There were 2 kinds of operations. They required to answer the no. of elements less than a certain no. at a given instance and also to allow insertion of elements(something like updating the count). I have read policy based data structure (order statistic tree) and I thought that that might also be a good choice to perform these series of operations, as they allow insertion of elements and to find the order of a key(no. of elements less than a certain element) both in O(lg n). Similarly, every operation for a fenwick tree also had a complexity of O(lg n). The complexity using both fenwick tree and order-statistic tree came out to be O(m*n*lg n), where n <= 1e5 and m <= 50.

But the max. time for a test case using approach 1(fenwick tree) was 139ms, whereas using the approach 2(order-statistic tree) was 1.489 s. Actually, in approach 2, there were few more cases which had time greater than 1s.

Here is my code using the fenwick tree, and here is the one with the order-statistic tree.
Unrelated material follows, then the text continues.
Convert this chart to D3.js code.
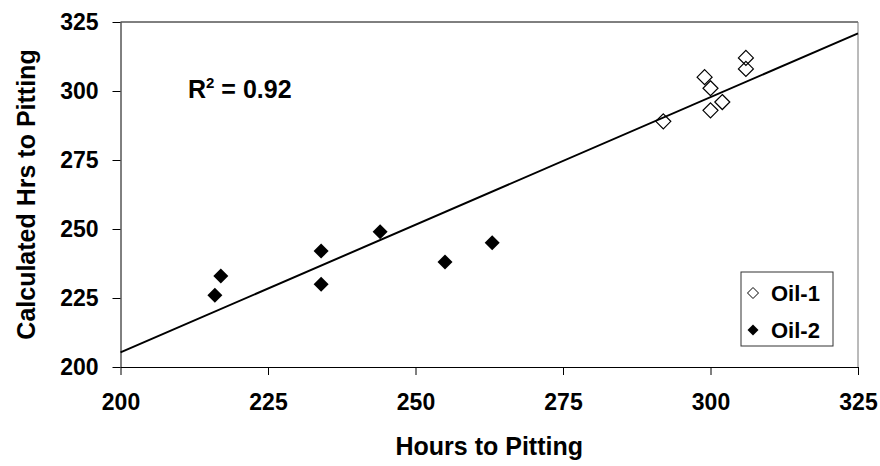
<!DOCTYPE html>
<html>
<head>
<meta charset="utf-8">
<script src="https://cdn.jsdelivr.net/npm/d3@7"></script>
<style>
  body { margin: 0; background: #fff; }
  svg text { font-family: "Liberation Sans", Arial, sans-serif; font-weight: bold; fill: #000; }
</style>
</head>
<body>
<svg id="draw"></svg>
<script>
// values
var oil1X = [292, 299, 300, 300, 302, 306, 306];
var oil1Y = [289, 305, 301, 293, 296, 312, 308];
var oil2X = [216, 217, 234, 234, 244, 255, 263];
var oil2Y = [226, 233, 242, 230, 249, 238, 245];
var trendX = [200, 325];
var trendY = [205.3, 320.9];
var xTicks = [200, 225, 250, 275, 300, 325];
var yTicks = [200, 225, 250, 275, 300, 325];
var seriesNames = ["Oil-1", "Oil-2"];

var W = 880, H = 466;
var margin = { top: 22, right: 22, bottom: 99, left: 120.5 };
var width = W - margin.left - margin.right;
var height = H - margin.top - margin.bottom;

var svg = d3.select("#draw")
  .attr("width", W)
  .attr("height", H);

var g = svg.append("g")
  .attr("transform", "translate(" + margin.left + "," + margin.top + ")");

var xScale = d3.scaleLinear().domain([200, 325]).range([0, width]);
var yScale = d3.scaleLinear().domain([200, 325]).range([height, 0]);

// plot frame (top + right)
g.append("line")
  .attr("x1", 0).attr("x2", width)
  .attr("y1", 0).attr("y2", 0)
  .attr("stroke", "#000");
g.append("line")
  .attr("x1", width).attr("x2", width)
  .attr("y1", 0).attr("y2", height)
  .attr("stroke", "#777");

// axes
var xAxis = g.append("g")
  .attr("transform", "translate(0," + height + ")")
  .call(d3.axisBottom(xScale).tickValues(xTicks).tickSize(8).tickSizeOuter(0).tickPadding(27));
var yAxis = g.append("g")
  .call(d3.axisLeft(yScale).tickValues(yTicks).tickSize(8).tickSizeOuter(0).tickPadding(14));

[xAxis, yAxis].forEach(function(a) {
  a.selectAll("path, line").attr("stroke", "#000");
  a.selectAll("text").style("font-size", "23px");
});
xAxis.selectAll("text").attr("dy", "0.35em");

// trend line
var line = d3.line()
  .x(function(d) { return xScale(d[0]); })
  .y(function(d) { return yScale(d[1]); });
g.append("path")
  .datum(d3.zip(trendX, trendY))
  .attr("d", line)
  .attr("fill", "none")
  .attr("stroke", "#000")
  .attr("stroke-width", 2);

function diamond(r) {
  return "M0," + (-r) + "L" + r + ",0L0," + r + "L" + (-r) + ",0Z";
}

// Oil-1 open diamonds
g.selectAll(".oil1")
  .data(d3.zip(oil1X, oil1Y))
  .enter().append("path")
  .attr("class", "oil1")
  .attr("d", diamond(7.5))
  .attr("transform", function(d) { return "translate(" + xScale(d[0]) + "," + yScale(d[1]) + ")"; })
  .attr("fill", "none")
  .attr("stroke", "#000")
  .attr("stroke-width", 1.2);

// Oil-2 filled diamonds
g.selectAll(".oil2")
  .data(d3.zip(oil2X, oil2Y))
  .enter().append("path")
  .attr("class", "oil2")
  .attr("d", diamond(7.5))
  .attr("transform", function(d) { return "translate(" + xScale(d[0]) + "," + yScale(d[1]) + ")"; })
  .attr("fill", "#000");

// R squared note
var r2 = svg.append("text")
  .attr("x", 188)
  .attr("y", 98)
  .style("font-size", "25px");
r2.append("tspan").text("R");
r2.append("tspan").attr("dy", -10).style("font-size", "15px").text("2");
r2.append("tspan").attr("dy", 10).text(" = 0.92");

// legend
var legend = svg.append("g").attr("transform", "translate(741,272)");
legend.append("rect")
  .attr("x", 0).attr("y", 0)
  .attr("width", 92).attr("height", 74)
  .attr("fill", "#fff")
  .attr("stroke", "#333");
seriesNames.forEach(function(name, i) {
  var row = legend.append("g").attr("transform", "translate(0," + (21 + i * 37) + ")");
  row.append("path")
    .attr("d", diamond(5.5))
    .attr("transform", "translate(12,0)")
    .attr("fill", i == 0 ? "none" : "#000")
    .attr("stroke", "#000")
    .attr("stroke-width", i == 0 ? 1 : 0);
  row.append("text")
    .attr("x", 30)
    .attr("y", 0)
    .attr("dy", "0.35em")
    .style("font-size", "22px")
    .text(name);
});

// axis titles
svg.append("text")
  .attr("x", margin.left + width / 2)
  .attr("y", 455)
  .attr("text-anchor", "middle")
  .style("font-size", "25px")
  .text("Hours to Pitting");

svg.append("text")
  .attr("transform", "translate(35," + (margin.top + height / 2) + ") rotate(-90)")
  .attr("text-anchor", "middle")
  .style("font-size", "25px")
  .text("Calculated Hrs to Pitting");
</script>
</body>
</html>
I haven't solved many problems with the os tree. Indeed, I don't think it is that popular a data structure and generally the problem setter might have some other data structure in mind while making a problem or maybe some other technique. So my question is: Given a problem which I know can be asymptotically solved if I use os tree, Shall I try to use it or try to find alternative solutions to solve the problem and completely abandon the idea of using them ?

Being clearer, can I trust the O(lg n) bound per operation that is specified with this data structure ?